Liberal Democrat leader Nick Clegg (nicknamed "Cleggover" after telling tales about the number of sexual conquests in his life) announced on Thursday that if elected, the Lib Dems would cut government spending by £20 billion to fund wide ranging tax cuts for low to middle income earners. Although he'd raise tax on high income earners, and assuming I'm bizarrely in this category, then there is no way in hell I'll vote Lib Dem. However, still announcing less state spending is at least new among the big UK parties, although the ways to do it are unconvincing. I doubt £20 billion will be saved by scrapping ID cards, cutting the number of MPs and not expanding nuclear power.

Sadly this rebranding is still dripping with the envy of the left, and full of green taxes which wouldn't be so bad if there was any substance to the call for less state spending. The truth is to cut state spending the Lib Dems have to be tough on the whole state sector, that means slashing subsidies for all sectors of the economy, tightening welfare and encouraging people to make their own choices for health and education, not the current statist behemoths.
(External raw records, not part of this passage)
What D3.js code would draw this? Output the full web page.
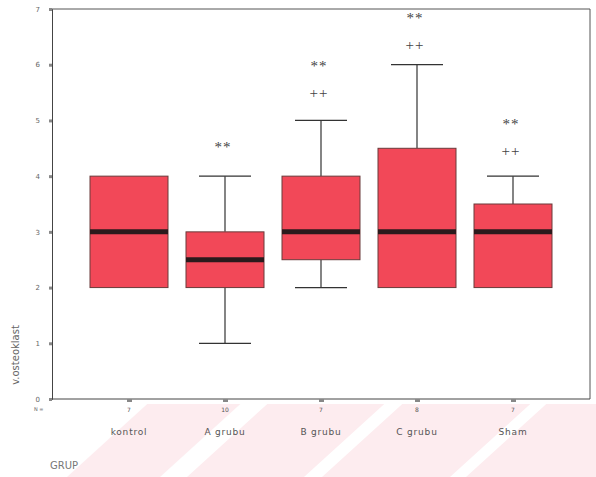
<!DOCTYPE html>
<html>
<head>
<meta charset="utf-8">
<script src="https://cdn.jsdelivr.net/npm/d3@7"></script>
<style>
  body { margin: 0; background: #fff; }
  svg { display: block; }
</style>
</head>
<body>
<div id="chart"></div>
<script>
// DATA
const groups = ["kontrol", "A grubu", "B grubu", "C grubu", "Sham"];
const counts = ["7", "10", "7", "8", "7"];
const whiskerLow = [2, 1, 2, 2, 2];
const q1 = [2, 2, 2.5, 2, 2];
const median = [3, 2.5, 3, 3, 3];
const q3 = [4, 3, 4, 4.5, 3.5];
const whiskerHigh = [4, 4, 5, 6, 4];
const starY = [null, 4.58, 6.03, 6.9, 4.99];   // "**" marks
const plusY = [null, null, 5.51, 6.37, 4.47];  // "++" marks
const yTicks = [0, 1, 2, 3, 4, 5, 6, 7];

const width = 596, height = 477;

const svg = d3.select("#chart").append("svg")
  .attr("width", width)
  .attr("height", height);

// faint watermark stripes under the chart
const wm = svg.append("g").attr("fill", "#fdecef");
[[67, 160], [187, 304], [322, 450], [466, 640]].forEach(s => {
  const y0 = 477, y1 = 404, k = 1.1;
  wm.append("path")
    .attr("d", `M${s[0]},${y0} L${s[1]},${y0} L${s[1] + (y0 - y1) * k},${y1} L${s[0] + (y0 - y1) * k},${y1} Z`);
});
svg.append("rect").attr("x", 0).attr("y", 0).attr("width", width).attr("height", 404).attr("fill", "#fff");

// SCALES
const y = d3.scaleLinear().domain([0, 7]).range([399, 9]);
const x = d3.scalePoint().domain(groups).range([129, 513]);
const boxW = 78, capW = 52;

const data = groups.map((g, i) => ({
  g, n: counts[i], lo: whiskerLow[i], q1: q1[i], med: median[i],
  q3: q3[i], hi: whiskerHigh[i], star: starY[i], plus: plusY[i]
}));

// frame
const left = 52, right = 590;
svg.append("line").attr("x1", left).attr("x2", right).attr("y1", y(7)).attr("y2", y(7))
  .attr("stroke", "#555").attr("stroke-width", 1);
svg.append("line").attr("x1", right).attr("x2", right).attr("y1", y(7)).attr("y2", y(0))
  .attr("stroke", "#555").attr("stroke-width", 1);

// Y AXIS
const yAxis = svg.append("g")
  .attr("transform", `translate(${left},0)`)
  .call(d3.axisLeft(y).tickValues(yTicks).tickFormat(d3.format("d")).tickSize(3).tickPadding(9));
yAxis.select(".domain").attr("stroke", "#444");
yAxis.selectAll(".tick line").attr("stroke", "#888").attr("stroke-width", 3);
yAxis.selectAll(".tick text")
  .attr("fill", "#666").attr("font-size", 7).attr("font-family", "DejaVu Sans");

// X AXIS
const xAxis = svg.append("g")
  .attr("transform", `translate(0,${y(0)})`)
  .call(d3.axisBottom(x).tickSize(3).tickFormat(""));
xAxis.select(".domain").attr("d", `M${left},0H${right}`).attr("stroke", "#444");
xAxis.selectAll(".tick line").attr("stroke", "#888").attr("stroke-width", 5);

// case counts under the axis
svg.append("text").attr("x", 34).attr("y", 411).attr("font-size", 5)
  .attr("fill", "#666").attr("font-family", "DejaVu Sans").text("N =");
svg.selectAll(".cnt").data(data).join("text")
  .attr("x", d => x(d.g)).attr("y", 412)
  .attr("text-anchor", "middle").attr("font-size", 6)
  .attr("fill", "#555").attr("font-family", "DejaVu Sans")
  .text(d => d.n);

// category labels
svg.selectAll(".cat").data(data).join("text")
  .attr("x", d => x(d.g)).attr("y", 435)
  .attr("text-anchor", "middle").attr("font-size", 9)
  .attr("letter-spacing", 0.8)
  .attr("fill", "#555").attr("font-family", "DejaVu Sans")
  .text(d => d.g);

// axis titles
svg.append("text")
  .attr("transform", `translate(19,355) rotate(-90)`)
  .attr("text-anchor", "middle").attr("font-size", 10)
  .attr("fill", "#666").attr("font-family", "DejaVu Sans")
  .text("v.osteoklast");
svg.append("text")
  .attr("x", 50).attr("y", 469).attr("font-size", 10)
  .attr("fill", "#777").attr("font-family", "DejaVu Sans")
  .text("GRUP");

// BOXES
const box = svg.append("g").selectAll("g").data(data).join("g");

box.filter(d => d.hi > d.q3).append("line")
  .attr("x1", d => x(d.g)).attr("x2", d => x(d.g))
  .attr("y1", d => y(d.q3)).attr("y2", d => y(d.hi))
  .attr("stroke", "#333").attr("stroke-width", 1.2);
box.filter(d => d.hi > d.q3).append("line")
  .attr("x1", d => x(d.g) - capW / 2).attr("x2", d => x(d.g) + capW / 2)
  .attr("y1", d => y(d.hi)).attr("y2", d => y(d.hi))
  .attr("stroke", "#333").attr("stroke-width", 1.2);
box.filter(d => d.lo < d.q1).append("line")
  .attr("x1", d => x(d.g)).attr("x2", d => x(d.g))
  .attr("y1", d => y(d.q1)).attr("y2", d => y(d.lo))
  .attr("stroke", "#333").attr("stroke-width", 1.2);
box.filter(d => d.lo < d.q1).append("line")
  .attr("x1", d => x(d.g) - capW / 2).attr("x2", d => x(d.g) + capW / 2)
  .attr("y1", d => y(d.lo)).attr("y2", d => y(d.lo))
  .attr("stroke", "#333").attr("stroke-width", 1.2);

box.append("rect")
  .attr("x", d => x(d.g) - boxW / 2).attr("width", boxW)
  .attr("y", d => y(d.q3)).attr("height", d => y(d.q1) - y(d.q3))
  .attr("fill", "#f24858").attr("stroke", "#6a3a3a").attr("stroke-width", 1);

box.append("line")
  .attr("x1", d => x(d.g) - boxW / 2).attr("x2", d => x(d.g) + boxW / 2)
  .attr("y1", d => y(d.med)).attr("y2", d => y(d.med))
  .attr("stroke", "#2b1a1c").attr("stroke-width", 5);

// significance marks
box.filter(d => d.star != null).append("text")
  .attr("x", d => x(d.g) - 2).attr("y", d => y(d.star) + 8)
  .attr("text-anchor", "middle").attr("font-size", 15)
  .attr("letter-spacing", 1)
  .attr("fill", "#444").attr("font-family", "Liberation Serif")
  .text("**");
box.filter(d => d.plus != null).append("text")
  .attr("x", d => x(d.g) - 2).attr("y", d => y(d.plus) + 6)
  .attr("text-anchor", "middle").attr("font-size", 15)
  .attr("letter-spacing", 1)
  .attr("fill", "#444").attr("font-family", "Liberation Serif")
  .text("++");
</script>
</body>
</html>
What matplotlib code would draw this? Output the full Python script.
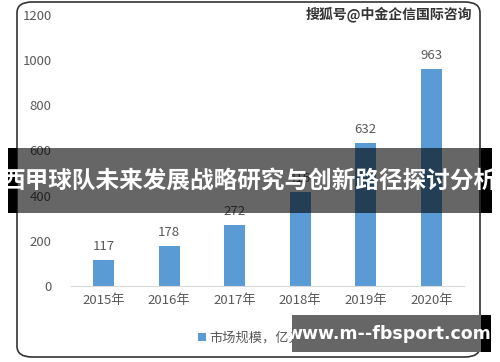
import matplotlib.pyplot as plt
from matplotlib.patches import FancyBboxPatch, Rectangle

plt.rcParams['font.family'] = ['Noto Sans CJK SC', 'DejaVu Sans']

# 数据
years = ['2015年', '2016年', '2017年', '2018年', '2019年', '2020年']
market_size = [117, 178, 272, 416, 632, 963]
y_ticks = [0, 200, 400, 600, 800, 1000, 1200]
legend_label = '市场规模，亿元'
title = '西甲球队未来发展战略研究与创新路径探讨分析'
source = '搜狐号@中金企信国际咨询'
site = 'www.m--fbsport.com'

bar_color = '#5B9BD5'
text_grey = '#595959'

fig = plt.figure(figsize=(5, 3.62), dpi=100)
fig.patch.set_facecolor('white')

# 圆角边框
card = FancyBboxPatch((17 / 500, 5 / 362), 463 / 500, 355 / 362,
                      boxstyle='round,pad=0,rounding_size=0.03',
                      transform=fig.transFigure, facecolor='white',
                      edgecolor='#333333', linewidth=1.2, zorder=-5)
fig.patches.append(card)

ax = fig.add_axes([71 / 500, 76 / 362, 393 / 500, 271 / 362])
ax.set_zorder(1)
ax.set_facecolor('none')
x = range(len(years))
bars = ax.bar(x, market_size, width=0.32, color=bar_color, zorder=2)
ax.set_xlim(-0.5, len(years) - 0.5)
ax.set_ylim(0, 1200)
ax.set_yticks(y_ticks)
ax.set_yticklabels([str(t) for t in y_ticks], color=text_grey, fontsize=9.5)
ax.set_xticks(list(x))
ax.set_xticklabels(years, color=text_grey, fontsize=9.5)
ax.tick_params(axis='both', length=0)
ax.tick_params(axis='y', pad=14)
ax.tick_params(axis='x', pad=6)
for s in ['top', 'right', 'left']:
    ax.spines[s].set_visible(False)
ax.spines['bottom'].set_color('#D9D9D9')

for b, v in zip(bars, market_size):
    ax.text(b.get_x() + b.get_width() / 2, v + 30, str(v),
            ha='center', va='bottom', color=text_grey, fontsize=9.5)

leg = ax.legend([bars[0]], [legend_label], loc='center',
                bbox_to_anchor=(0.5, 24 / 362), bbox_transform=fig.transFigure,
                frameon=False, fontsize=9.5, handlelength=0.6, handleheight=0.6,
                handletextpad=0.3)
for t in leg.get_texts():
    t.set_color(text_grey)

fig.text(472 / 500, 1 - 14 / 362, source, ha='right', va='center',
         fontsize=10, color='#333333', fontweight='bold')

# 标题横幅
fig.patches.append(Rectangle((8 / 500, 1 - 213 / 362), 484 / 500, 65 / 362,
                             transform=fig.transFigure, facecolor='black',
                             alpha=0.6, zorder=5))
fig.patches.append(Rectangle((8 / 500, 1 - 213 / 362), 9 / 500, 65 / 362,
                             transform=fig.transFigure, facecolor='black', zorder=5))
fig.patches.append(Rectangle((481 / 500, 1 - 213 / 362), 11 / 500, 65 / 362,
                             transform=fig.transFigure, facecolor='black', zorder=5))
fig.text(0.5, 1 - 181 / 362, title, ha='center', va='center', color='white',
         fontsize=17, fontweight='bold', zorder=6)

# 网址水印
fig.patches.append(Rectangle((292 / 500, 1 - 352 / 362), 189 / 500, 37 / 362,
                             transform=fig.transFigure, facecolor='#666666', zorder=5))
fig.patches.append(Rectangle((481 / 500, 1 - 352 / 362), 10 / 500, 37 / 362,
                             transform=fig.transFigure, facecolor='black', zorder=5))
fig.text(389 / 500, 1 - 334 / 362, site, ha='center', va='center', color='white',
         fontsize=12.5, fontweight='bold', family=['DejaVu Sans'], zorder=6)

fig.savefig('out.png', dpi=100)
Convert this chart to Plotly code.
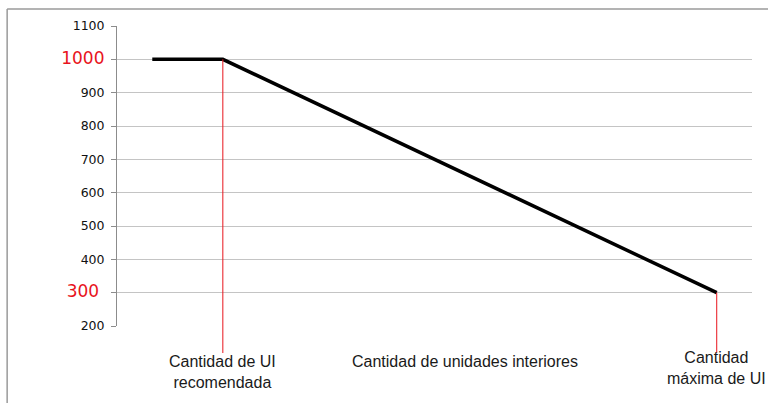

The Liberal Democrats in the past decade have become the party that many of old Labour have gone too, and it is full of busybodies whose views are given free range in The Independent, as the paper of the ecological finger pointer. Unless the Lib Dems can show a consistent vision of less state and less government in peoples' lives it wont be anything more than a younger version of new Labour. Meanwhile, nowadays it just looks like the 3rd playing political whore, ever looking for a market that the two dominant parties isn't looking after - but straddling the far left against the war in Iraq and the liberal right for lower taxes isn't going to cut it.